DATA LINES:
★ ★ ★ ★ ★ ★ ★

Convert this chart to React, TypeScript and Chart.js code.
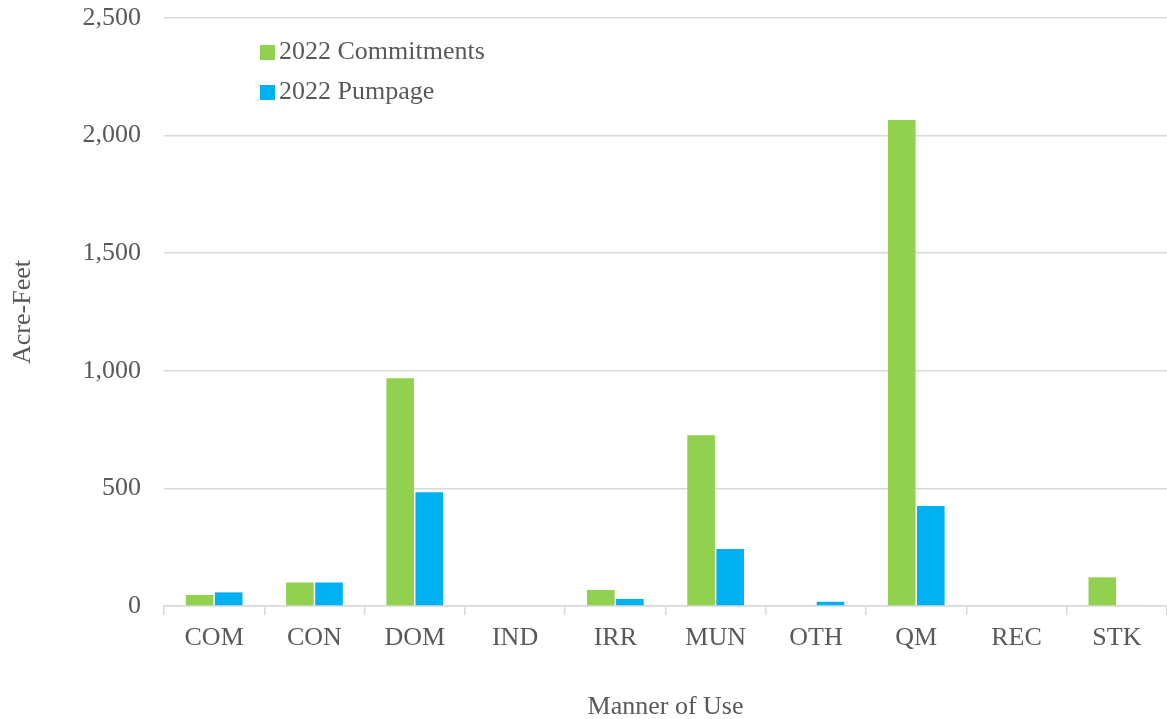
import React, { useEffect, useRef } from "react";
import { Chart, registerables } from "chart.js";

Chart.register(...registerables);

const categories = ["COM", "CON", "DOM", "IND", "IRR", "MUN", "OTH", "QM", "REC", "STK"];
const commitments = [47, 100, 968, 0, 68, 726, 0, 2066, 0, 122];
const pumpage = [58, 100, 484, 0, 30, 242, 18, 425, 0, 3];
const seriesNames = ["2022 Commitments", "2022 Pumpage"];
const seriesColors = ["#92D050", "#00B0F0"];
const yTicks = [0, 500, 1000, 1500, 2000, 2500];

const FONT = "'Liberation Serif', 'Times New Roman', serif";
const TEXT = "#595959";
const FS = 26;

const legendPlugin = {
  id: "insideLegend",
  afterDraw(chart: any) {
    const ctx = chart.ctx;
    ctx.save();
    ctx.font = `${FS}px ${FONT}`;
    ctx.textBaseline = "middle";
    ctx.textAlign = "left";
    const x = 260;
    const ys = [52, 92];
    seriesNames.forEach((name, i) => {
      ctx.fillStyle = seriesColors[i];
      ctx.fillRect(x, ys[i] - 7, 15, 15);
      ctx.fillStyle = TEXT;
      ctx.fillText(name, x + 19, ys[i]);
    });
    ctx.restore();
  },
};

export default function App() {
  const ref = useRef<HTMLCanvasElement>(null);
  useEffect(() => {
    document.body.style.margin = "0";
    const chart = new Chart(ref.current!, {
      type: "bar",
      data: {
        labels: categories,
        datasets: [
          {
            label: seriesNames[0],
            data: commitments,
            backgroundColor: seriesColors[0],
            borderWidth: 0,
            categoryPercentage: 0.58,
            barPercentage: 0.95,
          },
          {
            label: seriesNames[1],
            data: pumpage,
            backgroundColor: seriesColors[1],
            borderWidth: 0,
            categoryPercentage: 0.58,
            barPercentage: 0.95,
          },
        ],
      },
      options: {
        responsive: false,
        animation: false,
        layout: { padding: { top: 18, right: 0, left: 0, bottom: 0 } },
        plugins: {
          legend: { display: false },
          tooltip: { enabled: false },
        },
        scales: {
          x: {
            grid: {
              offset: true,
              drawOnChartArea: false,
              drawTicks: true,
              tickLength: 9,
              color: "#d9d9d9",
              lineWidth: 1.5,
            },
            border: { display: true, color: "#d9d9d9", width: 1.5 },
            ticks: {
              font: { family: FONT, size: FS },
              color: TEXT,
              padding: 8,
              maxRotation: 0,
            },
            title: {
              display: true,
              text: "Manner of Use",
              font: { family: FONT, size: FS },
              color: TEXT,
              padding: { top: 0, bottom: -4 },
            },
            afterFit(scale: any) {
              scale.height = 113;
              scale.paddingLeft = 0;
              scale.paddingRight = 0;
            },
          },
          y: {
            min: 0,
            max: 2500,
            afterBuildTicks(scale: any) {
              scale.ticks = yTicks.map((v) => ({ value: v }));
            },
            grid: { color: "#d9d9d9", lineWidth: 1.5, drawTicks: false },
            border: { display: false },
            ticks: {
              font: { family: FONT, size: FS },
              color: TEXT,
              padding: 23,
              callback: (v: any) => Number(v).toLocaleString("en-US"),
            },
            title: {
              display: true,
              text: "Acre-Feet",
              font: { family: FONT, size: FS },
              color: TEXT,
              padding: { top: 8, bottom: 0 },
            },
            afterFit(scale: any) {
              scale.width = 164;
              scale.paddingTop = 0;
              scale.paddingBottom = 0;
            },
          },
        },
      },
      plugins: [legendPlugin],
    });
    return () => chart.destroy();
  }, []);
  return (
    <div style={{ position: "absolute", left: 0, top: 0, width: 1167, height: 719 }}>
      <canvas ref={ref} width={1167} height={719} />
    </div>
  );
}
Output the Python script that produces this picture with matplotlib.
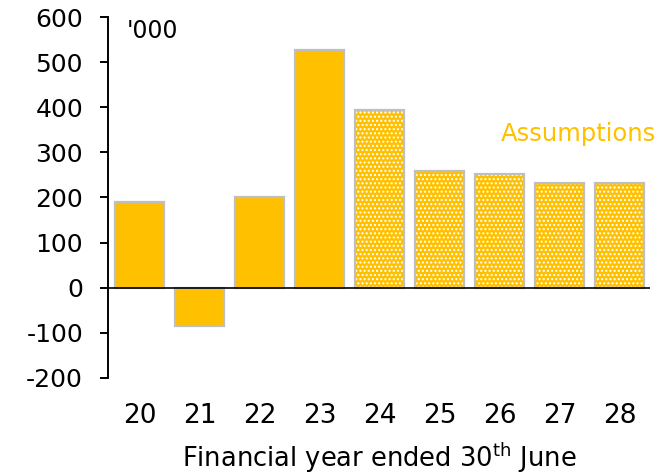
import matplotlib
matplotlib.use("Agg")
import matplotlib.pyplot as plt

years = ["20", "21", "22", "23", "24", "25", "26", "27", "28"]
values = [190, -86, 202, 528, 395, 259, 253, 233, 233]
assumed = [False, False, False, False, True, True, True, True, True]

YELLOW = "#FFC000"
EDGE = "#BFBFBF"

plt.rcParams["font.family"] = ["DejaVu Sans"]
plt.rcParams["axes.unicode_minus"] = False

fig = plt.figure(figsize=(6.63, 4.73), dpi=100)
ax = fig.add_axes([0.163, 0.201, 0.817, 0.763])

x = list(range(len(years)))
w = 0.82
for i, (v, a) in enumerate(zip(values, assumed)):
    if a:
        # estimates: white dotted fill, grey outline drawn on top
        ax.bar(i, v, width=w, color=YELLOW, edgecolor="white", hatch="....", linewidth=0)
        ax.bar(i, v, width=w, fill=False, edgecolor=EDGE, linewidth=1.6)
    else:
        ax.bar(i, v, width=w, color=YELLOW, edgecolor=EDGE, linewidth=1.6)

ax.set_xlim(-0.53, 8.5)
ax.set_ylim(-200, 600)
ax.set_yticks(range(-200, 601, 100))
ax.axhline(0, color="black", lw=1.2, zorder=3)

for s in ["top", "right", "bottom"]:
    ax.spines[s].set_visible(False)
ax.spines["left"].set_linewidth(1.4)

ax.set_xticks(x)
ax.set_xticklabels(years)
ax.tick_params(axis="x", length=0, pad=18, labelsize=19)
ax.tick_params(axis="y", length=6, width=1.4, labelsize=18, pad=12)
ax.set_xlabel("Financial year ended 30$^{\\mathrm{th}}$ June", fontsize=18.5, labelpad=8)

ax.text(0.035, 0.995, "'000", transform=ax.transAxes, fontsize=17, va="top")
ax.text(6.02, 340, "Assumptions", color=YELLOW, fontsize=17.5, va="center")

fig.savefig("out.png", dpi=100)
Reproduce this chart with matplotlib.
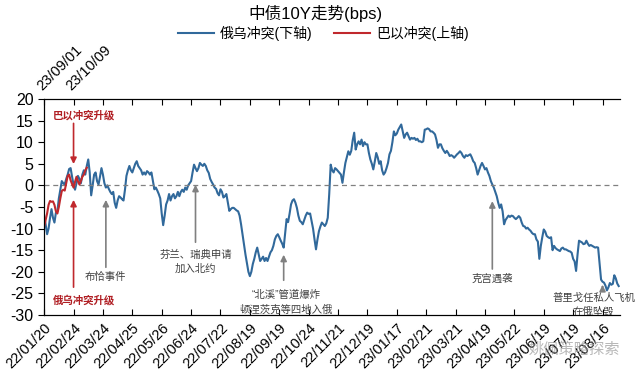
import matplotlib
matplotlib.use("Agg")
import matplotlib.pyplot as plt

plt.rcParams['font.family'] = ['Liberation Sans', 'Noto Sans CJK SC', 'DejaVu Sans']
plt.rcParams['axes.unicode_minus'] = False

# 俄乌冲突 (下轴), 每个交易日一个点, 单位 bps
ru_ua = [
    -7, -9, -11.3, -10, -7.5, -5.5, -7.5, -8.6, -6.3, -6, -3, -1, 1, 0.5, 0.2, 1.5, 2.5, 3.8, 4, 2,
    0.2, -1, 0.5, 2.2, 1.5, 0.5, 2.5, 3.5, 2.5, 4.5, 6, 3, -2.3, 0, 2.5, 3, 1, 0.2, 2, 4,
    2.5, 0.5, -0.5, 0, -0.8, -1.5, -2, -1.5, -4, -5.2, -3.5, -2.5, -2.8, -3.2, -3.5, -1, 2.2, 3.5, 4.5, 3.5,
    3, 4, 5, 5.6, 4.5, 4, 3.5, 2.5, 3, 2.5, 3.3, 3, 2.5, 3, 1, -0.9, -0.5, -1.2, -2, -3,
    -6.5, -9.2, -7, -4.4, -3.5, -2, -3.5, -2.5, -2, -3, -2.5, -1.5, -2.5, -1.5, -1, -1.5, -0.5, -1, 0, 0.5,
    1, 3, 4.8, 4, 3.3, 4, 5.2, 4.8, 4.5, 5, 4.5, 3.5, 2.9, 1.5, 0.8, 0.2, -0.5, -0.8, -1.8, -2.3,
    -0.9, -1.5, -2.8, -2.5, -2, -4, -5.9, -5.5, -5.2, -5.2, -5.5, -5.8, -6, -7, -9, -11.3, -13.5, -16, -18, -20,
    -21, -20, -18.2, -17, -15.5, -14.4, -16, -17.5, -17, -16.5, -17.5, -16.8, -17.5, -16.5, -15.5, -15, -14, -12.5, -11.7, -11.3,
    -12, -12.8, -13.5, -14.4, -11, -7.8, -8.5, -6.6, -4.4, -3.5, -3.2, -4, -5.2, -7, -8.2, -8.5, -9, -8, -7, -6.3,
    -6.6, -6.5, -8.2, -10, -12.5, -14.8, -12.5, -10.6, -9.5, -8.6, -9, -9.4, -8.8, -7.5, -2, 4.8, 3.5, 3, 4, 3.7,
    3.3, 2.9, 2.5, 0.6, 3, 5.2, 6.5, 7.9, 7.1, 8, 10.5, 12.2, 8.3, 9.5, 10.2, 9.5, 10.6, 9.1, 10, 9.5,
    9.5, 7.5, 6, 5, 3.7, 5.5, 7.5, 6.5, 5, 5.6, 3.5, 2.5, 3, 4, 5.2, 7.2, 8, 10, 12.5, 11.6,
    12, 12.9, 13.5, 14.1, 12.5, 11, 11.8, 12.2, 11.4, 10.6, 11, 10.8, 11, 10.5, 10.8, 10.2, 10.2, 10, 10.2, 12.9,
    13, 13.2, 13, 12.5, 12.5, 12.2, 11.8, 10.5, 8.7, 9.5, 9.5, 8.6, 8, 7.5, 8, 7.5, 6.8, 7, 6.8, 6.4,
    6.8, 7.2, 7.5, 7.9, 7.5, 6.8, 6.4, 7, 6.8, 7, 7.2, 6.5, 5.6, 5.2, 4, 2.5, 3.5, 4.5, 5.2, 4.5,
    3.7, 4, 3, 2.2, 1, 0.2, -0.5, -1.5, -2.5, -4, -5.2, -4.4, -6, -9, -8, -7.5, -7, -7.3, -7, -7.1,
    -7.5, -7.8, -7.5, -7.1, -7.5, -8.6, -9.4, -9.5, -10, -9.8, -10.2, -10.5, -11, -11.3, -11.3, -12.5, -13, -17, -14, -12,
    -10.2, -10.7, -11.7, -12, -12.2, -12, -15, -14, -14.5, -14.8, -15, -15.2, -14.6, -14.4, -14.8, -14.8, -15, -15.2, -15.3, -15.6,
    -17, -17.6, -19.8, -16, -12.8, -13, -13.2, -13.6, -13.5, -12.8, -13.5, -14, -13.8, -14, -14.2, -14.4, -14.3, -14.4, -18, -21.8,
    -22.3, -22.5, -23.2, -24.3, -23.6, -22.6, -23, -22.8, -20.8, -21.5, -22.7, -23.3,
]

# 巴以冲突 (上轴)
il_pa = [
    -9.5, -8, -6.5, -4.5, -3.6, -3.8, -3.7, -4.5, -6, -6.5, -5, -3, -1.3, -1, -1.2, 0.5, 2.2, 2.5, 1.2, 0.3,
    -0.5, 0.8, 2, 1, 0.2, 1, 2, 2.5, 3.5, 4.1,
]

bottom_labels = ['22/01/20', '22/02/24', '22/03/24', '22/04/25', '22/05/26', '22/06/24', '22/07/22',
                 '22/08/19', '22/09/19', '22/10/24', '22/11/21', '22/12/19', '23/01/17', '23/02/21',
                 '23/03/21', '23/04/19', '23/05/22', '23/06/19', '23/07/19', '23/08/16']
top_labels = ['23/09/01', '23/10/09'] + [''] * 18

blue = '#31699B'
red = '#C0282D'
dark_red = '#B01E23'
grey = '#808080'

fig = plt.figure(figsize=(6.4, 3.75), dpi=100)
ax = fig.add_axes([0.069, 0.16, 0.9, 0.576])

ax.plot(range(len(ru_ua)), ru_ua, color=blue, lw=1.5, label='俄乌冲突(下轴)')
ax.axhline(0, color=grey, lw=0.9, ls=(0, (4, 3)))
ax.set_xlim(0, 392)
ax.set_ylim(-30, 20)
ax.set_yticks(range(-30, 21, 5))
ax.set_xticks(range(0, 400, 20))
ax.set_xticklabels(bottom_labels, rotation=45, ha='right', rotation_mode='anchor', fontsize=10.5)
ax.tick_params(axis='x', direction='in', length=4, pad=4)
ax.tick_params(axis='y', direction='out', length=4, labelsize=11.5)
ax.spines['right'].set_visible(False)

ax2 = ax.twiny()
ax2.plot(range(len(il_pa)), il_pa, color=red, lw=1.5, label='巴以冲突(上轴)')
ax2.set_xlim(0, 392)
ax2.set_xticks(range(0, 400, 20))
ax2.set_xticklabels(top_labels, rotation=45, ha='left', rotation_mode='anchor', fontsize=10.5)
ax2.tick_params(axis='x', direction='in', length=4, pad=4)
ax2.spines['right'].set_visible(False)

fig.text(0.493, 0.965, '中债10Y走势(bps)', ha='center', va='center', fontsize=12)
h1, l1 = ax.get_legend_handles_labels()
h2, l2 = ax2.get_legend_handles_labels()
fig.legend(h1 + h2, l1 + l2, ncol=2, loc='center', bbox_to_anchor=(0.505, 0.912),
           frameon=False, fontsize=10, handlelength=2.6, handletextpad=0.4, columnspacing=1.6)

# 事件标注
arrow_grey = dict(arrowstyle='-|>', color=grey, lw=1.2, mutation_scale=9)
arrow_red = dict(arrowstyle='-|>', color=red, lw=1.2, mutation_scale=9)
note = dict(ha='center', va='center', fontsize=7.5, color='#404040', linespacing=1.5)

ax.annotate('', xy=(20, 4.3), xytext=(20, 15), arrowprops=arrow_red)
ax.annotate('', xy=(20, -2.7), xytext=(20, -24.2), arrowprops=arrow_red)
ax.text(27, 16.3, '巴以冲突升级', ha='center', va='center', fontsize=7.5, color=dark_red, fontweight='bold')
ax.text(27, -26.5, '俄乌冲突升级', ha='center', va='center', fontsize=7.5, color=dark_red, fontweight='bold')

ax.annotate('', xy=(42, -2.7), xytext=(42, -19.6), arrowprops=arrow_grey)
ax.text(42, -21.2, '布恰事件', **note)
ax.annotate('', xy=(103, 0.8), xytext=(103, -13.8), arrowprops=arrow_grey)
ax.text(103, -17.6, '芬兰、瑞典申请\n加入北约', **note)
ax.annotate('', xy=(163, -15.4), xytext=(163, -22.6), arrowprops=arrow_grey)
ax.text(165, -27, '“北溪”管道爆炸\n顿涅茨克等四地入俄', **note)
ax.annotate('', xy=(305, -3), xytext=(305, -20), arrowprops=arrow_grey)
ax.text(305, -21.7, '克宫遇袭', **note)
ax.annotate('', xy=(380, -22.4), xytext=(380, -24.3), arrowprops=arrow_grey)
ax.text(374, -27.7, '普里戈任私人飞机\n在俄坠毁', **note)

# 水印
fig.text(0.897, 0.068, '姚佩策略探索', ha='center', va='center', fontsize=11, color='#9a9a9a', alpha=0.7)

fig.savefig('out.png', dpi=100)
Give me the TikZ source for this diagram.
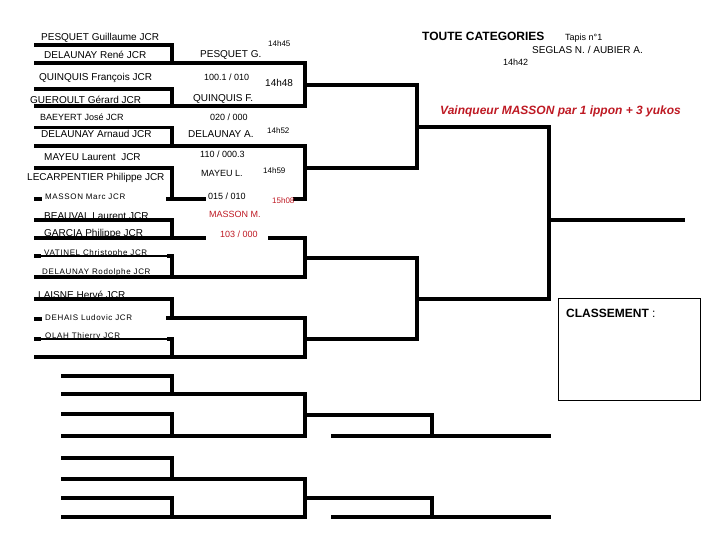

★ ★ ★ ★ ★ ★ ★

INSTRUCTIONS FOR THE TASK:
Look through the entries above for the word "this". Copy every line where it shows up.

RESULT OF THE EXERCISE:
Convert this chart to React, TypeScript and Chart.js code.
Output the Python script that produces this picture with matplotlib.
Reproduce this chart with matplotlib.
Give me the TikZ source for this diagram.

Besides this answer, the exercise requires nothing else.